Kingsport takes next step in outdoor venue project

Matthew Lane • Aug 21, 2019 at 9:14 AM

KINGSPORT — The Model City is taking the next step toward redeveloping the remainder of the old General Shale property.

Consultants are recommending that Kingsport build a multipurpose outdoor venue on the site, while marketing 25 adjacent acres for residential development. The next step is a $150,000 contract for additional geotechnical work on the property, along with a deeper economic analysis of the proposed venue.

During its regular meeting Tuesday night, the Board of Mayor and Aldermen voted 6-1 to approve the contract. Mayor Pat Shull cast the lone dissenting vote.


Nearly four years ago, more than 200 community, business and education leaders came together for a two-day summit and offered input on a five-year roadmap for the Model City. Arguably the biggest — and most popular — idea to come out of that process and later discussion by city leaders was the construction of a large outdoor venue on the old General Shale property, adjacent to Brickyard Park.

Kingsport officials envision the venue, a multipurpose facility, being a “magnet” project for downtown that would be used year-round and capable of accommodating everything from minor league baseball and soccer games, to concerts, festivals and special events.

Originally, Kingsport looked at having a fixed stage with tiered seating on the site, but according to City Manager Chris McCartt, that idea would have resulted in a limited-use facility. Under the direction of the BMA, city staff went back and started looking at a multipurpose venue.

“If we were to build a facility only for baseball, we would be doing a great disservice to the citizens of Kingsport,” McCartt said.


Last year, Kingsport contracted with Sterling Project Development of New York to perform a feasibility study for the proposed outdoor venue. SPD is a real estate advisory firm and an affiliate of Sterling Equities — the owner and operator of the New York Mets.

The $95,000 study evaluated the soil conditions at the site, provided an estimated cost to build the facility and a recommendation of what to do with 25 acres adjacent to the site.
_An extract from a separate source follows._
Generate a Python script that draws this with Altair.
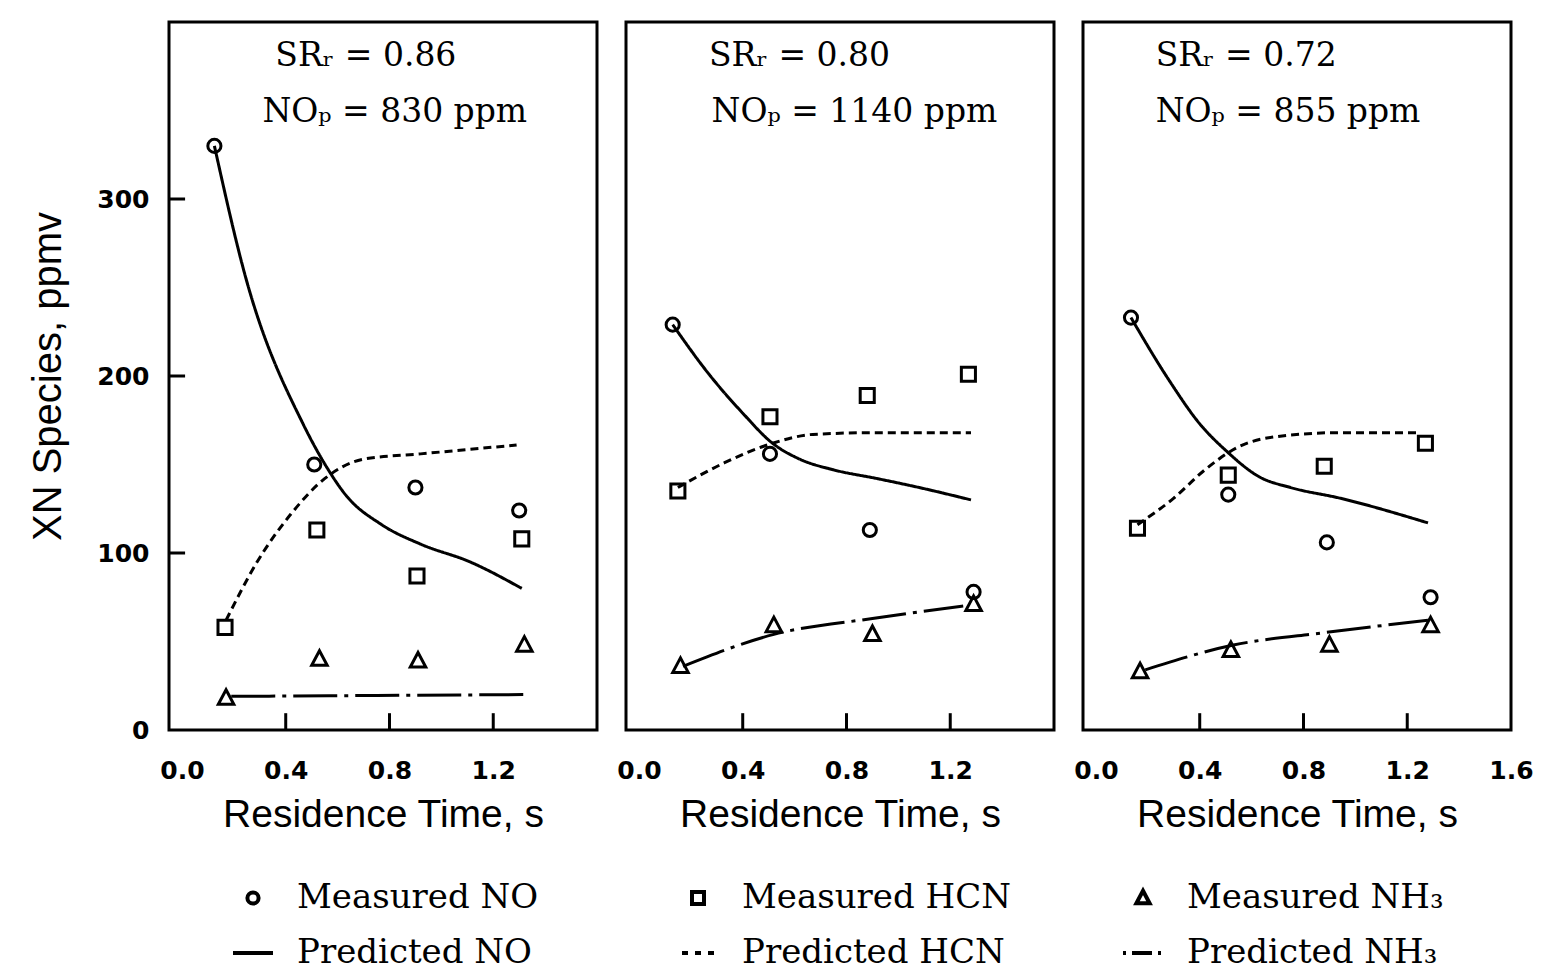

According to the study, the site’s wet soil is not immediately suitable for a heavy or large structure. Site work would have an estimated cost of $7.2 million. However, if the excavated dirt were left on an adjacent site (the future home of a pump track for bike riders), that could result in a savings of $2.8 million.

SPD estimates an outdoor venue would cost just over $10 million. It would include a turf field, seating for 2,500 people, 600 parking spaces, and four development-ready pads for potential office, retail, entertainment or restaurant space.

The total estimated cost of the project is $14.5 million.

SPD also recommended the 25 acres adjacent to the site (above Brickyard Park) be residential space — between 126 and 147 townhomes depending on city zoning. Conceptual drawings from SPD also show a pedestrian bridge over the railroad tracks (with a $3 million price tag) and Martin Luther King Jr. Drive extended and connecting to Brickyard Park Drive, but not to Cherokee Street.

McCartt said the 25 acres would be marketed to the private sector and that all internal streets of the residential development would be private roads.


Shull said on Monday and again on Tuesday he would prefer to defer the SPD agreement in order to give the public time to absorb the matter.

“The common citizen conception of what’s going to be built was another ball park. I don’t think it’s well understood of what’s being considered,” Shull said. “I just want to slow the train down. I don’t want to stop the train.”

Vice-Mayor Colette George, who has served on the BMA since the project’s inception, said the idea has had a lot of citizen input over the past four years.

“Anyone who's been involved in downtown and the city has known this is something that we've been discussing,” George said. “I'm comfortable moving forward.”

Alderman James Phillips, who canceled a trip to attend Tuesday’s BMA meeting, said the next study should answer all of the city’s questions about the property.

Alderwoman Betsy Cooper said Kingsport has two options with the property — do nothing or approve this study.

“To me, the only logical option is to do the study and see what we have and the best use of the land is,” Cooper said.

Alderwoman Jennifer Adler, who appeared ready to vote against the measure on Monday, offered reasons why she sided with the majority on Tuesday.

“I share many of the mayor’s concerns, but for me personally, the opportunity zone factor is the defining factor to move forward with a study now,” Adler said, adding that without private investment on the property, she could not support the city bearing all of the cost of the project.


With the BMA’s approval Tuesday night, the next step is for SPD to perform a more in depth geotechnical evaluation of the outdoor venue site and evaluate five development scenarios for the property, including using it as:

— An outdoor venue (recommended).

— A passive park.

— Residential only.

— Residential coupled with a passive park.

— A business park.

McCartt said the soil analysis and market study of the five scenarios could be done in about eight to 10 weeks. Development opportunities for whichever scenario is ultimately chosen could be done by the end of the year.

“I don’t think we have enough information to move forward on the venue,” McCartt said. “If we took what we have now and were asked to shop this in front of potential investors, we would need more information.”